Cost of security set to rise ahead of new wage rules for security guards

Labour crunch already forcing firms to raise pay

The new wage ladder sets the minimum monthly basic pay for guards at $1,100, up from the median $800 or so a month currently. -- ST PHOTO: KUA CHEE SIONG

NEW rules that mandate higher salaries for security guards may kick in only in two years' time, but condo dwellers should be prepared to pay more to their security firms as soon as the contract is renewed.

That is because some firms are already paying their staff higher wages because of a labour crunch.

Others feel that the two-year window to adjust to a new wage ladder will give time for their clients to prepare for costlier security services when contracts are renewed.

Most security firms see their costs going up and feel they will have to pass these on to their clients.

From September 2016, firms will have to pay their guards according to a wage ladder that sets the minimum monthly basic pay at $1,100, up from the median $800 or so in monthly wages currently. Supervisors will receive a minimum monthly basic salary of $1,500.

At least one firm has started paying its guards $1,100 since last month for new contracts.

"The guards compare (salaries), so we need to pay well if we want to attract them," said Mr Ratan Singh, managing director of White Knight Security Services.
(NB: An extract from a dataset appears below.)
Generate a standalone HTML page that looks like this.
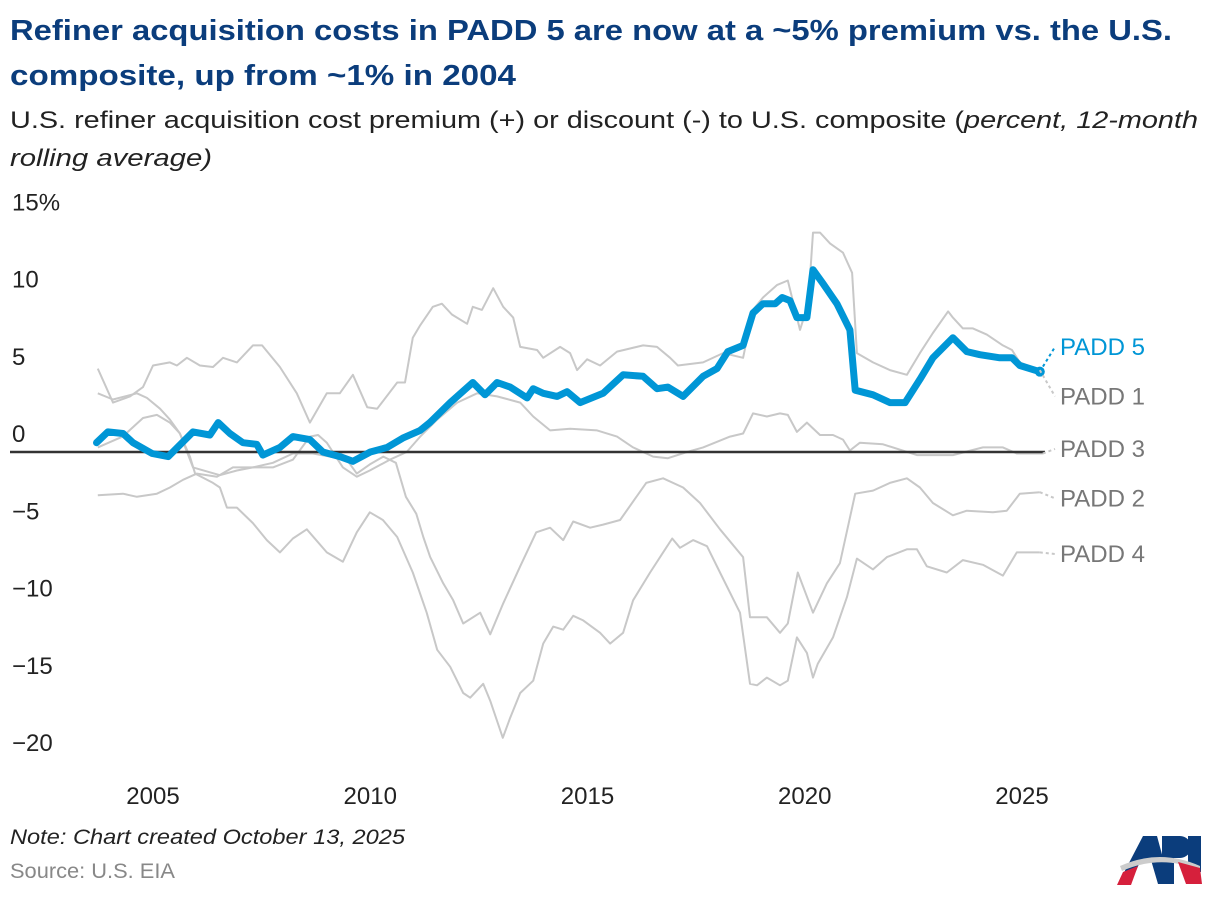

For other firms, the two-year window will give them time to discuss with their clients about budgeting more for security services.

"Contracts are typically two to three years long," said Mr Alvin Lee, managing director of Reachfield Security and Safety Management.

Mr Govin Manu, operations director of Pedro Investigation and Security Services, said a firm's ability to pay the staff depended on whether their clients are willing to pay more for security services.

"Labour costs make up 80 to 85 per cent of costs," he said, adding: "Raising salaries without adjusting contract values will hurt the bottom line."

The new wage ladder announced on Wednesday came after more than one year of negotiations between the National Trades Union Congress and security associations and firms. A source said that the September 2016 implementation was a compromise reached between both parties.

Checks with security firms found that many are already paying about $1,000 each month in basic pay to attract guards, even before the new wage ladder was announced.

There are 29,000 Singaporeans and 4,000 Malaysians working as guards, but industry experts say there is still a shortage of at least 10,000. To make up for the shortfall, guards typically work 12 hours a day, six days a week, with the bulk of their monthly salary from overtime pay.

Security firm Soverus started paying its full-time guards $1,057 in monthly basic pay this year.

"My monthly salary bill is about a million dollars," said its chief executive, Mr Paul Lim, whose firm has more than 400 full-time and 400 part-time guards.

But guards say that two years is too long to wait for a pay hike.

"Morale will be affected," said 59-year-old Edmund Chua, a guard for more than 10 years, who earns $1,000 in monthly basic pay, which means a gross salary of $1,800 with overtime.

Another guard, 50-year-old Uma Magasvary, who earns $1,800 a month with overtime, added: "Things are getting expensive, so I hope to get a pay rise next year."